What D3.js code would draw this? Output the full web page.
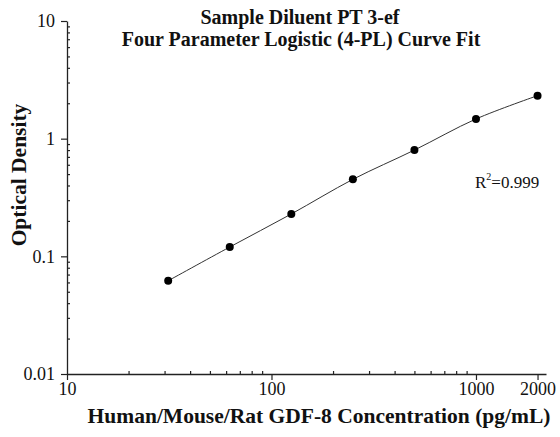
<!DOCTYPE html>
<html>
<head>
<meta charset="utf-8">
<script src="https://cdn.jsdelivr.net/npm/d3@7"></script>
<style>
  html, body { margin: 0; padding: 0; background: #fff; }
  svg { display: block; }
  text { font-family: "Liberation Serif", "Times New Roman", serif; fill: #111; }
</style>
</head>
<body>
<svg id="chart" width="560" height="437"></svg>
<script>
// Data
const concentrations = [31.25, 62.5, 125, 250, 500, 1000, 2000];
const opticalDensity = [0.062, 0.120, 0.229, 0.451, 0.80, 1.47, 2.32];
const xMajorTicks = [10, 100, 1000, 2000];
const xMajorLabels = ["10", "100", "1000", "2000"];
const yMajorTicks = [0.01, 0.1, 1, 10];
const yMajorLabels = ["0.01", "0.1", "1", "10"];
const titleLines = ["Sample Diluent PT 3-ef", "Four Parameter Logistic (4-PL) Curve Fit"];
const xTitle = "Human/Mouse/Rat GDF-8 Concentration (pg/mL)";
const yTitle = "Optical Density";
const r2Label = "0.999";

const svg = d3.select("#chart");
const plotLeft = 67, plotRight = 546, plotTop = 21, plotBottom = 374;

const x = d3.scaleLog().domain([10, 2200]).range([plotLeft, plotRight]);
const y = d3.scaleLog().domain([0.01, 10]).range([plotBottom, plotTop]);

// minor ticks
const xMinor = [];
for (let d = 10; d < 1000; d *= 10) for (let m = 2; m <= 9; m++) xMinor.push(m * d);
const yMinor = [];
for (let d = 0.01; d < 9; d *= 10) for (let m = 2; m <= 9; m++) yMinor.push(+(m * d).toPrecision(3));

const axisColor = "#222";
const tickFont = "18px";

// X axis
const gx = svg.append("g").attr("transform", `translate(0,${plotBottom})`);
gx.call(d3.axisBottom(x).tickValues(xMajorTicks).tickFormat((d, i) => xMajorLabels[i]).tickSize(6).tickPadding(2).tickSizeOuter(0));
const gxMinor = gx.append("g").call(d3.axisTop(x).tickValues(xMinor).tickFormat("").tickSize(3).tickSizeOuter(0));
gxMinor.select(".domain").remove();
gx.selectAll(".domain").attr("stroke", axisColor).attr("stroke-width", 1.3);
gx.selectAll(".tick line").attr("stroke", axisColor).attr("stroke-width", 1.2);
gx.selectAll(".tick text").style("font-family", '"Liberation Serif", serif').style("font-size", tickFont).attr("fill", "#111");

// Y axis
const gy = svg.append("g").attr("transform", `translate(${plotLeft},0)`);
gy.call(d3.axisLeft(y).tickValues(yMajorTicks).tickFormat((d, i) => yMajorLabels[i]).tickSize(6).tickPadding(6).tickSizeOuter(0));
const gyMinor = gy.append("g").call(d3.axisRight(y).tickValues(yMinor).tickFormat("").tickSize(3).tickSizeOuter(0));
gyMinor.select(".domain").remove();
gy.selectAll(".domain").attr("stroke", axisColor).attr("stroke-width", 1.3);
gy.selectAll(".tick line").attr("stroke", axisColor).attr("stroke-width", 1.2);
gy.selectAll(".tick text").style("font-family", '"Liberation Serif", serif').style("font-size", tickFont).attr("fill", "#111");

// Curve
const pts = concentrations.map((c, i) => [c, opticalDensity[i]]);
svg.append("path")
  .datum(pts)
  .attr("fill", "none")
  .attr("stroke", "#333")
  .attr("stroke-width", 1)
  .attr("d", d3.line().x(d => x(d[0])).y(d => y(d[1])).curve(d3.curveCatmullRom.alpha(0.5)));

// Points
svg.append("g").selectAll("circle")
  .data(pts)
  .join("circle")
  .attr("cx", d => x(d[0]))
  .attr("cy", d => y(d[1]))
  .attr("r", 4)
  .attr("fill", "#000");

// Title
svg.append("text")
  .attr("x", 300).attr("y", 24)
  .attr("text-anchor", "middle")
  .style("font-size", "20px").style("font-weight", "bold")
  .text(titleLines[0]);
svg.append("text")
  .attr("x", 301).attr("y", 46)
  .attr("text-anchor", "middle")
  .style("font-size", "20px").style("font-weight", "bold")
  .text(titleLines[1]);

// Axis titles
svg.append("text")
  .attr("x", 319).attr("y", 423)
  .attr("text-anchor", "middle")
  .style("font-size", "21.5px").style("font-weight", "bold")
  .text(xTitle);
svg.append("text")
  .attr("transform", "translate(26,175) rotate(-90)")
  .attr("text-anchor", "middle")
  .style("font-size", "21.5px").style("font-weight", "bold")
  .text(yTitle);

// R^2 annotation
const r2 = svg.append("text")
  .attr("x", 475).attr("y", 188)
  .style("font-size", "17px");
r2.append("tspan").text("R");
r2.append("tspan").attr("dy", -8).style("font-size", "10px").text("2");
r2.append("tspan").attr("dy", 8).text("=" + r2Label);
</script>
</body>
</html>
+===+
Retype the listing exactly. Pictures do not belong in the copy.

What D3.js code would draw this? Output the full web page.
<!DOCTYPE html>
<html>
<head>
<meta charset="utf-8">
<script src="https://cdn.jsdelivr.net/npm/d3@7"></script>
<style>
  html, body { margin: 0; padding: 0; background: #fff; }
  svg { display: block; }
  text { font-family: "Liberation Serif", "Times New Roman", serif; fill: #111; }
</style>
</head>
<body>
<svg id="chart" width="560" height="437"></svg>
<script>
// Data
const concentrations = [31.25, 62.5, 125, 250, 500, 1000, 2000];
const opticalDensity = [0.062, 0.120, 0.229, 0.451, 0.80, 1.47, 2.32];
const xMajorTicks = [10, 100, 1000, 2000];
const xMajorLabels = ["10", "100", "1000", "2000"];
const yMajorTicks = [0.01, 0.1, 1, 10];
const yMajorLabels = ["0.01", "0.1", "1", "10"];
const titleLines = ["Sample Diluent PT 3-ef", "Four Parameter Logistic (4-PL) Curve Fit"];
const xTitle = "Human/Mouse/Rat GDF-8 Concentration (pg/mL)";
const yTitle = "Optical Density";
const r2Label = "0.999";

const svg = d3.select("#chart");
const plotLeft = 67, plotRight = 546, plotTop = 21, plotBottom = 374;

const x = d3.scaleLog().domain([10, 2200]).range([plotLeft, plotRight]);
const y = d3.scaleLog().domain([0.01, 10]).range([plotBottom, plotTop]);

// minor ticks
const xMinor = [];
for (let d = 10; d < 1000; d *= 10) for (let m = 2; m <= 9; m++) xMinor.push(m * d);
const yMinor = [];
for (let d = 0.01; d < 9; d *= 10) for (let m = 2; m <= 9; m++) yMinor.push(+(m * d).toPrecision(3));

const axisColor = "#222";
const tickFont = "18px";

// X axis
const gx = svg.append("g").attr("transform", `translate(0,${plotBottom})`);
gx.call(d3.axisBottom(x).tickValues(xMajorTicks).tickFormat((d, i) => xMajorLabels[i]).tickSize(6).tickPadding(2).tickSizeOuter(0));
const gxMinor = gx.append("g").call(d3.axisTop(x).tickValues(xMinor).tickFormat("").tickSize(3).tickSizeOuter(0));
gxMinor.select(".domain").remove();
gx.selectAll(".domain").attr("stroke", axisColor).attr("stroke-width", 1.3);
gx.selectAll(".tick line").attr("stroke", axisColor).attr("stroke-width", 1.2);
gx.selectAll(".tick text").style("font-family", '"Liberation Serif", serif').style("font-size", tickFont).attr("fill", "#111");

// Y axis
const gy = svg.append("g").attr("transform", `translate(${plotLeft},0)`);
gy.call(d3.axisLeft(y).tickValues(yMajorTicks).tickFormat((d, i) => yMajorLabels[i]).tickSize(6).tickPadding(6).tickSizeOuter(0));
const gyMinor = gy.append("g").call(d3.axisRight(y).tickValues(yMinor).tickFormat("").tickSize(3).tickSizeOuter(0));
gyMinor.select(".domain").remove();
gy.selectAll(".domain").attr("stroke", axisColor).attr("stroke-width", 1.3);
gy.selectAll(".tick line").attr("stroke", axisColor).attr("stroke-width", 1.2);
gy.selectAll(".tick text").style("font-family", '"Liberation Serif", serif').style("font-size", tickFont).attr("fill", "#111");

// Curve
const pts = concentrations.map((c, i) => [c, opticalDensity[i]]);
svg.append("path")
  .datum(pts)
  .attr("fill", "none")
  .attr("stroke", "#333")
  .attr("stroke-width", 1)
  .attr("d", d3.line().x(d => x(d[0])).y(d => y(d[1])).curve(d3.curveCatmullRom.alpha(0.5)));

// Points
svg.append("g").selectAll("circle")
  .data(pts)
  .join("circle")
  .attr("cx", d => x(d[0]))
  .attr("cy", d => y(d[1]))
  .attr("r", 4)
  .attr("fill", "#000");

// Title
svg.append("text")
  .attr("x", 300).attr("y", 24)
  .attr("text-anchor", "middle")
  .style("font-size", "20px").style("font-weight", "bold")
  .text(titleLines[0]);
svg.append("text")
  .attr("x", 301).attr("y", 46)
  .attr("text-anchor", "middle")
  .style("font-size", "20px").style("font-weight", "bold")
  .text(titleLines[1]);

// Axis titles
svg.append("text")
  .attr("x", 319).attr("y", 423)
  .attr("text-anchor", "middle")
  .style("font-size", "21.5px").style("font-weight", "bold")
  .text(xTitle);
svg.append("text")
  .attr("transform", "translate(26,175) rotate(-90)")
  .attr("text-anchor", "middle")
  .style("font-size", "21.5px").style("font-weight", "bold")
  .text(yTitle);

// R^2 annotation
const r2 = svg.append("text")
  .attr("x", 475).attr("y", 188)
  .style("font-size", "17px");
r2.append("tspan").text("R");
r2.append("tspan").attr("dy", -8).style("font-size", "10px").text("2");
r2.append("tspan").attr("dy", 8).text("=" + r2Label);
</script>
</body>
</html>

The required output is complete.